>> begin Data section
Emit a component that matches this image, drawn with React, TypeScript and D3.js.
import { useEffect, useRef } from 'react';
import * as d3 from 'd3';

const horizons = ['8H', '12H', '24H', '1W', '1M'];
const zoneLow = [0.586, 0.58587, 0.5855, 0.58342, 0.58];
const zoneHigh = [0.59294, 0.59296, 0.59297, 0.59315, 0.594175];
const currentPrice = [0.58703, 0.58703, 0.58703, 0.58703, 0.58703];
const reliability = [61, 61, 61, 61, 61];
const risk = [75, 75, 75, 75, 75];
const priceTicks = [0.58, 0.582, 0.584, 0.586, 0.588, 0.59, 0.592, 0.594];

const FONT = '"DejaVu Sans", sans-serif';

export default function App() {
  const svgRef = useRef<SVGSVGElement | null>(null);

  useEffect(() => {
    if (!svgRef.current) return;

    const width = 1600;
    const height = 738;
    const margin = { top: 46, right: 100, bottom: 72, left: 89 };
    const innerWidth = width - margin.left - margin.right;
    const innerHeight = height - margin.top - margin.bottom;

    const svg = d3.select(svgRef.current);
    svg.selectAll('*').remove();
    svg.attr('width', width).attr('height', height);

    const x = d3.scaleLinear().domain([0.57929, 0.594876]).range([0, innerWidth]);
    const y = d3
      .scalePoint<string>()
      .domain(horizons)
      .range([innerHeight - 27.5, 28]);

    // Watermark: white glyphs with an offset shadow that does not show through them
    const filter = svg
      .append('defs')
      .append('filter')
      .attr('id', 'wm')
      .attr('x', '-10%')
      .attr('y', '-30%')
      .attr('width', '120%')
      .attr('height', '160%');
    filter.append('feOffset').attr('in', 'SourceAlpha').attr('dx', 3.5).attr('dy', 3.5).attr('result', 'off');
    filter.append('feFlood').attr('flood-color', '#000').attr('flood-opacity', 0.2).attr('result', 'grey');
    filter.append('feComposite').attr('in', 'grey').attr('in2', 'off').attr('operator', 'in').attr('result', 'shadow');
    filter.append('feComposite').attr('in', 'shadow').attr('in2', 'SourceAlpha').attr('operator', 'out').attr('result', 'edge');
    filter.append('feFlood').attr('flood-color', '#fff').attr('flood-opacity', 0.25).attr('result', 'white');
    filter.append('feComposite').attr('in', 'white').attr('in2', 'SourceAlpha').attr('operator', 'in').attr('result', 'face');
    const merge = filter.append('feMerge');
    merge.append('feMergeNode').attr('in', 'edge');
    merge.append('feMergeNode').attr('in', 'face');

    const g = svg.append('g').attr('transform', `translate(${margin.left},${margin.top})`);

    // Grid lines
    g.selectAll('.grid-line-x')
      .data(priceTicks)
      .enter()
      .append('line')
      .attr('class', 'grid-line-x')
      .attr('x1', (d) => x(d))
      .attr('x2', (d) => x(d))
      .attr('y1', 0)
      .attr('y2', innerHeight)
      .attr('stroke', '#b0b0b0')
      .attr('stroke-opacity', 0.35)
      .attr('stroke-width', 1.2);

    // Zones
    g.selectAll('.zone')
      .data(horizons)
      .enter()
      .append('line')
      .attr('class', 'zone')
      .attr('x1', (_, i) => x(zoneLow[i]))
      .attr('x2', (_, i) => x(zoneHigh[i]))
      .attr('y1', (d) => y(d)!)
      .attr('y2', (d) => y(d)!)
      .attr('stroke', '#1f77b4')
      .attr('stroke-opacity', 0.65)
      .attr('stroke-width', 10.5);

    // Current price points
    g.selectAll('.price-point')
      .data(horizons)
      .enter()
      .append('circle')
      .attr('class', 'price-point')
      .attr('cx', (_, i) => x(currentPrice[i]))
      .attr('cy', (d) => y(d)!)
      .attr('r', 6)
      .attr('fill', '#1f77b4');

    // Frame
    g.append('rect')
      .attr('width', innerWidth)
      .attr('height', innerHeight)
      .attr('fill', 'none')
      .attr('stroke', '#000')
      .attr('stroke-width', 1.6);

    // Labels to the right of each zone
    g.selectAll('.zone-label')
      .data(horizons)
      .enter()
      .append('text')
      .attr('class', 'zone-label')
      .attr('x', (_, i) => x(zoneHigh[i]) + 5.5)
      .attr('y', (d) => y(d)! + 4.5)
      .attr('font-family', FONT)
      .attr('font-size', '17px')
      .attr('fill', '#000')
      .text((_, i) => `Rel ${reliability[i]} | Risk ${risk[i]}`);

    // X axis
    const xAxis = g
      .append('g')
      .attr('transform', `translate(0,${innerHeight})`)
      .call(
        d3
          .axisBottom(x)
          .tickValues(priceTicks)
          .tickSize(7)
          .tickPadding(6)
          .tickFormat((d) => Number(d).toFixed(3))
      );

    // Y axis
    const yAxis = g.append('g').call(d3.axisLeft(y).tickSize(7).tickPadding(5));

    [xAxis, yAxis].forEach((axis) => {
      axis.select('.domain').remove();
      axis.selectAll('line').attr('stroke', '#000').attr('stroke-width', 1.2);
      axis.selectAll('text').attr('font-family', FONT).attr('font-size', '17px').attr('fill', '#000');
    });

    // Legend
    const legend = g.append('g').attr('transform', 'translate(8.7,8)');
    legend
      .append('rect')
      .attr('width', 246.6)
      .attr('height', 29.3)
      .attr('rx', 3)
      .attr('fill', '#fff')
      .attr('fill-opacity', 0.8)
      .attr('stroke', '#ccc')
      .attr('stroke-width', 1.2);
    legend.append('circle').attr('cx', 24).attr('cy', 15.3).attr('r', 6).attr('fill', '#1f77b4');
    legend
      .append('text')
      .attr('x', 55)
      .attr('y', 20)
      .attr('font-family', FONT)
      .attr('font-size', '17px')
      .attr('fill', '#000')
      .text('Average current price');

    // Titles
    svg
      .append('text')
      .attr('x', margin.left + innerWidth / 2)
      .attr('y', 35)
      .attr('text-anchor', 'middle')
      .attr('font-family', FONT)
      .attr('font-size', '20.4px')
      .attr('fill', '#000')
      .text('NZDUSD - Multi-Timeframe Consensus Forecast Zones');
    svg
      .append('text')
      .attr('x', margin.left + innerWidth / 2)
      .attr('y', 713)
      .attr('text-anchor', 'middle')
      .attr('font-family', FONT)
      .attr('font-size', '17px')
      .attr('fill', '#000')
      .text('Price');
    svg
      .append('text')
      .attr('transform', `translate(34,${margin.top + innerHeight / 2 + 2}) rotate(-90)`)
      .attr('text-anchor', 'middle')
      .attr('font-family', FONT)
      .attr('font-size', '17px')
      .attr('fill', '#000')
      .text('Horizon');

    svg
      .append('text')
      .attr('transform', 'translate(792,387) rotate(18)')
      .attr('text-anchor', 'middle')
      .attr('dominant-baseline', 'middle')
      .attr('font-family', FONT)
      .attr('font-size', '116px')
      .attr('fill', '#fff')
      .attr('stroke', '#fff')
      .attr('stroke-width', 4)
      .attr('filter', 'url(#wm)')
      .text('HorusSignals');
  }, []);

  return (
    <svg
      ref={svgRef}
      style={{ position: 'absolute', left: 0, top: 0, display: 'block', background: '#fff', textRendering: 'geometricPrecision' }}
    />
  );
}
>> end Data section
Task requirements:
Without changing anything, quote the lines from the top of the data to the line that contains "import * as d3 from 'd3';", including that line.

Answer to this problem:
Emit a component that matches this image, drawn with React, TypeScript and D3.js.
import { useEffect, useRef } from 'react';
import * as d3 from 'd3';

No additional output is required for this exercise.